Tim and his family moved in 2019 from Nashville to Bryce, Utah to perform his hit show “A Song Like Me” for nightly audiences at Bryce Canyon National Park. Tim and his wife Berta have five kids, Lainy, Bradi, Alex, Jaden and Bellamy, and a bunch of farm animals somewhere out in the desert mountains. All that we know for sure is that it is as hard to keep a signal on a call with Tim as it is to get Tim to answer his phone way out there. Tim is also in the process of recording a solo album that will be covers of classic country hits that musically shaped him from his youth. I have worked on a couple of the songs so far with Tim and I’ve got to say, this is going to be a good album.

Ben and Chad Truman

Ben and his wife Sami are raising their three boys, Harrison, Leo and Miles, in Vineyard, Utah. Ben’s brother Chad Truman and his wife Catherine also live near Provo. Ben stays busy as a financial consultant for a few clients and Chad continues to do recording sessions and perform with various comedy and musical groups in the Utah area. Together the two, as Truman Brothers, recently released an EP with Deseret Book called Quiet Revolution with critical acclaim.

Aaron Kopp

Aaron and his wife Meghan are raising their children, Mikelle, Christian and Brynae, in Lehi, Utah. Aaron stays forever busy working at Brigham Young University. In essence, if someone steps up to a microphone on that campus, Aaron is in charge of making sure that their voices are heard, or not heard…depending on the situation.

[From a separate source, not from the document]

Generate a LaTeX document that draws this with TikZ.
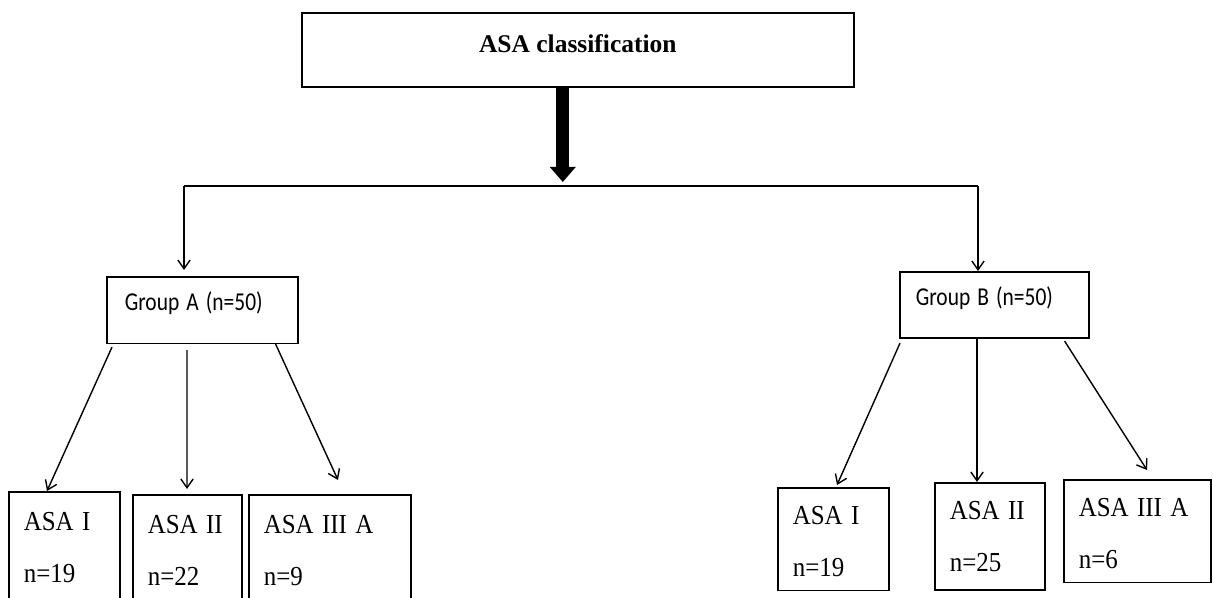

We consider Aaron to be the best in the business and it is a privilege every time that we see him in the audience in front of us at the sound board. Seconds before every Nashville Tribute Band show begins, just before the lights go bright and someone counts off the opening song, we hear Aaron’s calm and reassuring voice in our earpieces saying, “OK boys, it’s time for another show. You’re going to be amazing. Have a great show! Let’s do this. 30 seconds.” This voice gives us every confidence to do the job and love every second of it.

Silvio Richetto

Silvio lives in Araxa, Brazil. He is a three time Grammy award-winning mix engineer who has intimately worked on every piece of music that the Nashville Tribute Band has ever made. He works with mega-successful recording artists on a regular basis, but always makes time to be the very important part of the Nashville Tribute Band that he has come to be. We love him and consider him forever a brother.

We look forward to seeing you all soon.